A stressful aspect of the whole happening was the clothes business as usual. Being at university means that you’re used to ‘casual’ clothes and being in a maths department means that you’re encouraged to walk around like a bum. So the whole formal thing of a wedding is a bit of a hassle. In particular when it’s in your home town and your mum starts sending you iChat messages a few days in advance telling you to get your shirt ironed. To begin with, I like to think that – while I may not be particularly good at it – I should be able to iron my shirt myself and wanted to do so after travelling across the country and potentially crumpling it all up.

But even more so, I thought it was a bit too patronising (well, ‘matronising’ in this case) to think it’s necessary to tell me this. Particularly after having been told that I wasn’t supposed to do that for my benefit but because the daughter of a friend of one of her friends was coming as well and ‘people would talk’ if I didn’t look properly. And while I did iron my shirt before going after all, you can bet that this ‘recommendation’ made me seriously consider not doing so…

And then there’s of course the hassle of wearing a tie. Not having ‘enjoyed’ things like school uniforms, the number of times that I did so is seriously low (although with all the recent weddings, I might need a two digit decimal number for it by now). And I can’t remember any but the simplest tie knot. As the shirt’s collar is relatively wide open, I thought a slightly wider knot would be good, though. Luckily there’s that fun ‘physics’ (which is more like a playful bit of maths with muble-jumble about ‘random walks’ thrown in to make it look distantly like pysics) paper on ‘tie knots, random walks and topology’ [Physica A 276 (2000) 109–121] which details how numerous tie knots are made.

In fact, the authors put up some reasonable constraints on things like symmetry and the knot size and then give all the possible knots in that setup with an extra bit of analysis on the situation. Apparently they even discovered two new (or at least not commonly known) knots in the process… I think it’s a paper definitely worth reading and having handy for those situations. And perhaps you can even try one of the ‘new’ knots and impress some tie-knot-o-phile with that – in case the difference can actually be seen from the outside.
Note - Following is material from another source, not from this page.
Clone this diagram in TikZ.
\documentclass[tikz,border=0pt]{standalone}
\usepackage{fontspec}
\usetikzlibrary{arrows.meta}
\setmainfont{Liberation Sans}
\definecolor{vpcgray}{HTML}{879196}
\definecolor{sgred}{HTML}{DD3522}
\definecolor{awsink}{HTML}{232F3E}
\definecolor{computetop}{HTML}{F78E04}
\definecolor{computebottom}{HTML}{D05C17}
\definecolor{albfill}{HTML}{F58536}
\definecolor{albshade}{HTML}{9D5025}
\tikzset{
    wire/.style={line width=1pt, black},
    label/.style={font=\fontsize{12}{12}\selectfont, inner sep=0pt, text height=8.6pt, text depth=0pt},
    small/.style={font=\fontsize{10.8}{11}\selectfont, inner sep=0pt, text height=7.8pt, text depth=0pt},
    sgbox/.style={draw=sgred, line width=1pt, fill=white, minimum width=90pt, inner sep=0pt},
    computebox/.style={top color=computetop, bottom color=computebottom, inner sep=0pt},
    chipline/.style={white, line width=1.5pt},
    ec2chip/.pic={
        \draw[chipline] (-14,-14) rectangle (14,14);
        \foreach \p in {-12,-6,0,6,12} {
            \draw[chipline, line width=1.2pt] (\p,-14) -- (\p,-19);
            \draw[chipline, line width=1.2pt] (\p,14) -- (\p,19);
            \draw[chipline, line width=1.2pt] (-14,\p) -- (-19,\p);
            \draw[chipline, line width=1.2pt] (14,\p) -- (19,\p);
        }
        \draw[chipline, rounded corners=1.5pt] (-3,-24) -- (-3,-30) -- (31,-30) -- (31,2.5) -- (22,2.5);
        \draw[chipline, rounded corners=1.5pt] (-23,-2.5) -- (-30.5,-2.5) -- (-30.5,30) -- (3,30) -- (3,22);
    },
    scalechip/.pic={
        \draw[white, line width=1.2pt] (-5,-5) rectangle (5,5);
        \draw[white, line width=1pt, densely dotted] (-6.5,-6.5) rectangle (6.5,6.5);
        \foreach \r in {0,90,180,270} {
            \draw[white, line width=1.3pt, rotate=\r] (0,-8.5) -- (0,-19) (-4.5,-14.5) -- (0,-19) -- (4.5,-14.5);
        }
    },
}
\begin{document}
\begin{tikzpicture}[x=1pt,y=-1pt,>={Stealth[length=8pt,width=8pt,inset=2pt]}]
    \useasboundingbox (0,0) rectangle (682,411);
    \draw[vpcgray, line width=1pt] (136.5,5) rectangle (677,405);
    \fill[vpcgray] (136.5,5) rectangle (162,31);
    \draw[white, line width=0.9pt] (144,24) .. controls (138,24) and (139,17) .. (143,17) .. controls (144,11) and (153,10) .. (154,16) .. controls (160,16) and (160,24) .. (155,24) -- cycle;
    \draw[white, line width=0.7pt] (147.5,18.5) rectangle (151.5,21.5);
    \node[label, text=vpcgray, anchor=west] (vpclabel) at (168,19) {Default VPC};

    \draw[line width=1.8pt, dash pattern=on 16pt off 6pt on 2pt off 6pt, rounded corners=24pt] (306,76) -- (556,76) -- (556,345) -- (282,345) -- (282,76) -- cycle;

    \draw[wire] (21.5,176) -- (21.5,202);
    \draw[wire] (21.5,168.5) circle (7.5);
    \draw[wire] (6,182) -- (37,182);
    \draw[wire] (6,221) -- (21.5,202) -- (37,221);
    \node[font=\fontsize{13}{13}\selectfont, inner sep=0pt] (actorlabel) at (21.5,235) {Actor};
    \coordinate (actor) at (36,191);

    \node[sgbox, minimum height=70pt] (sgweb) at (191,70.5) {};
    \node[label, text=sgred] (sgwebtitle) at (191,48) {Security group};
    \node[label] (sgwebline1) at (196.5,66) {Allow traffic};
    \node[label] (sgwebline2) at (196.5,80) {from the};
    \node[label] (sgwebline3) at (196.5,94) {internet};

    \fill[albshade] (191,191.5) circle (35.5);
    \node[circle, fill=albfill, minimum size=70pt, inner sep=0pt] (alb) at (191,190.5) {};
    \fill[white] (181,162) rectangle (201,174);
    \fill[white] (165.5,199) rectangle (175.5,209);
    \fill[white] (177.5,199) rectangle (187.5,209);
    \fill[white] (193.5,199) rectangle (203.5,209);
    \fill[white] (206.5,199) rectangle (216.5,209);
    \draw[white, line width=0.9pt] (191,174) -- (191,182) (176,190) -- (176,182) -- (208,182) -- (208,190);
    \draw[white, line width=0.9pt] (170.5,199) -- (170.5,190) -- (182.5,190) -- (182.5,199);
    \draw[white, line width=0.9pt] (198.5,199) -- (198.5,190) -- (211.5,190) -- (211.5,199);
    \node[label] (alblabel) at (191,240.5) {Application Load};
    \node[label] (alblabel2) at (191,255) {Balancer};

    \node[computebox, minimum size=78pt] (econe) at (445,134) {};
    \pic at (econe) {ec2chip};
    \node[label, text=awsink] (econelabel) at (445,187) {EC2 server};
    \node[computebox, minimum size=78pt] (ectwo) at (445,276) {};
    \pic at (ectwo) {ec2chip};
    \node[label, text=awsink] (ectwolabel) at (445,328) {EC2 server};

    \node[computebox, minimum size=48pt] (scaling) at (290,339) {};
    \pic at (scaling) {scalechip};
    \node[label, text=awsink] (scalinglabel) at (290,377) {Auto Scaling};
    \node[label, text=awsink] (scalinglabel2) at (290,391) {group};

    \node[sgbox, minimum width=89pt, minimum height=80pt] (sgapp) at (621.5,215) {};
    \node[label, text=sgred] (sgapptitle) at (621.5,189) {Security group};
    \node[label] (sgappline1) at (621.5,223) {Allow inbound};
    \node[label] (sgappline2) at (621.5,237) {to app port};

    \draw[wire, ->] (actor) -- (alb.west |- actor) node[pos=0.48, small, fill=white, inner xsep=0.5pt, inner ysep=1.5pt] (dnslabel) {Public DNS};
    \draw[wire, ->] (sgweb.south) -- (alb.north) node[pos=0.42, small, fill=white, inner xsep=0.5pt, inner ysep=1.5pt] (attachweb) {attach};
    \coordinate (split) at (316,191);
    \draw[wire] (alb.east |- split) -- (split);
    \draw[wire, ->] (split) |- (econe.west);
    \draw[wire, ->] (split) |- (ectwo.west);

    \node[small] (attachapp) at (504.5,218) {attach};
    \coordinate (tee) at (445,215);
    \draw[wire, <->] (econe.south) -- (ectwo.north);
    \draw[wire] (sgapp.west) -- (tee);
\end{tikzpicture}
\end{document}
On a more positive note, I also took some photos during the wedding. And I could use my dad’s EOS 350 for that. Even better, he seemed to finally have made the jump and bought himself a nice lens in addition to the 18-55mm kit lens that came with the camera. He got a 24-105mm 1:4 lens. While 1:4 isn’t spectacular, it’s not too bad either. And the lens seems to have some stabilisation mechanism built in (something spinning around the lens so the angular momentum stabilises things, if I understand correctly). And – unlike the kit lens – this one is thick and heavy, giving the camera a good feel and a rather solid look.

I didn’t get around to playing a lot with the lens, as I really just grabbed the camera when I left and then took the photos – and while the zoom looks quite good, I still found the 18-55mm lens better for taking photos of people because at its wide-angle settings, it makes it easier to fit everybody in the frame when you don’t have a lot of room manœuver in.
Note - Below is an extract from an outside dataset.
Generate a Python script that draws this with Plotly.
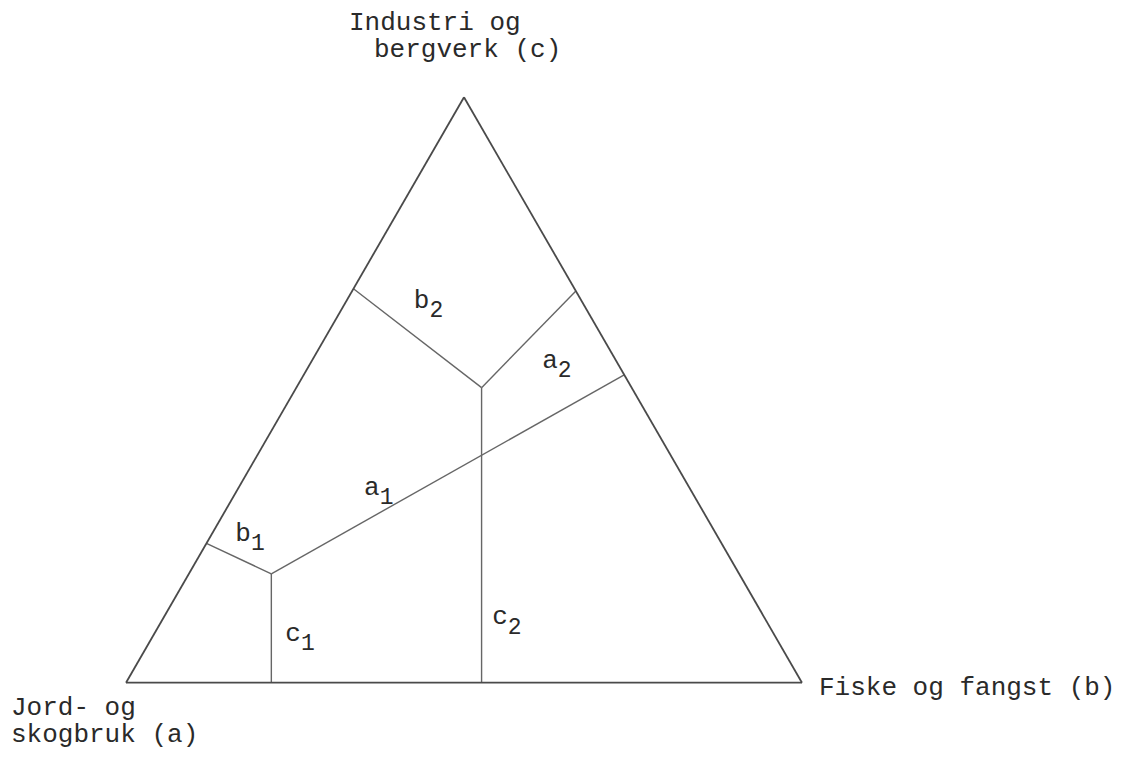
import plotly.graph_objects as go

# shares in percent: a = Jord- og skogbruk, b = Fiske og fangst, c = Industri og bergverk
boundaries = ['b1', 'c1', 'a1', 'b2', 'a2', 'c2']
a_from = [76.2, 78.5, 69.2, 32.7, 0.0, 47.4]
b_from = [0.0, 21.5, 12.2, 0.0, 33.1, 52.6]
c_from = [23.8, 0.0, 18.6, 67.3, 66.9, 0.0]
a_to = [69.2, 69.2, 0.0, 22.2, 22.2, 22.2]
b_to = [12.2, 12.2, 47.4, 27.4, 27.4, 27.4]
c_to = [18.6, 18.6, 52.6, 50.4, 50.4, 50.4]

# region labels
region_letters = ['b', 'c', 'a', 'b', 'a', 'c']
region_numbers = ['1', '1', '1', '2', '2', '2']
label_a = [69.0, 70.1, 46.0, 22.7, 8.8, 38.1]
label_b = [5.7, 21.6, 20.8, 12.2, 36.3, 50.8]
label_c = [25.3, 8.3, 33.2, 65.1, 54.9, 11.1]

# the page body adds an 8 px offset, so the figure is drawn 8 px smaller
OFF = 8
W, H = 1138 - OFF, 757 - OFF
L, R, T, B = 126 - OFF, 802 - OFF, 97 - OFF, 683 - OFF   # triangle box

FONT = 'Liberation Mono, Courier New, monospace'
INK = '#2a2a2a'

fig = go.Figure()

# plotly ternary: aaxis = top, baxis = bottom-left, caxis = bottom-right
for i in range(len(boundaries)):
    fig.add_trace(go.Scatterternary(
        a=[c_from[i], c_to[i]],
        b=[a_from[i], a_to[i]],
        c=[b_from[i], b_to[i]],
        mode='lines',
        line=dict(color='#666666', width=1.4),
        hoverinfo='skip',
        showlegend=False,
    ))

labels = [f'{l}<sub><sub><span style="font-size:23px">{n}</span></sub></sub>'
          for l, n in zip(region_letters, region_numbers)]
fig.add_trace(go.Scatterternary(
    a=label_c, b=label_a, c=label_b,
    mode='text',
    text=labels,
    textfont=dict(family=FONT, size=26, color=INK),
    hoverinfo='skip',
    showlegend=False,
))

axis_style = dict(showgrid=False, showticklabels=False, ticks='',
                  linecolor='#4a4a4a', linewidth=1.8, title=dict(text=''))


def px(x, y):
    x, y = x - OFF, y - OFF
    return (x - L) / (R - L), (B - y) / (B - T)


corner_labels = [
    ('Industri og', 347, 23),
    ('bergverk (c)', 372, 50),
    ('Fiske og fangst (b)', 817, 688),
    ('Jord- og', 9, 708),
    ('skogbruk (a)', 9, 735),
]
annotations = []
for text, x, y in corner_labels:
    xp, yp = px(x, y)
    annotations.append(dict(text=text, x=xp, y=yp, xref='paper', yref='paper',
                            xanchor='left', yanchor='middle', showarrow=False,
                            font=dict(family=FONT, size=26, color=INK)))

fig.update_layout(
    width=W, height=H,
    margin=dict(l=L, r=W - R, t=T, b=H - B, pad=0),
    paper_bgcolor='white',
    ternary=dict(sum=100, bgcolor='white',
                 aaxis=axis_style, baxis=axis_style, caxis=axis_style),
    annotations=annotations,
)

fig.write_html('out.html')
After having taken photos at other weddings – in similar low light situations – with my little Ixus camera as well, I was totally blown away from the EOS’ sensitivity. Sure it isn’t perfect, but even at ISO 1600 the noise I got was by far less noticeable than it is at ISO 400 with my little camera. In addition when making underexposed photos a little lighter in iPhoto afterwards, I thought that all the gradients and colour ranges just look significantly better (as in smoother) than they do in the little camera’s photos.

None of that is really a surprise I guess, but I was still happy to be able to reasonably ‘save’ a number of photos which looked underexposed (due to me not being all that familiar with the camera and getting the occasional setting wrong or due to me not wanting to use the flash in some situations – the flash again not being perfect but much better than the close-by tiny camera flashes.)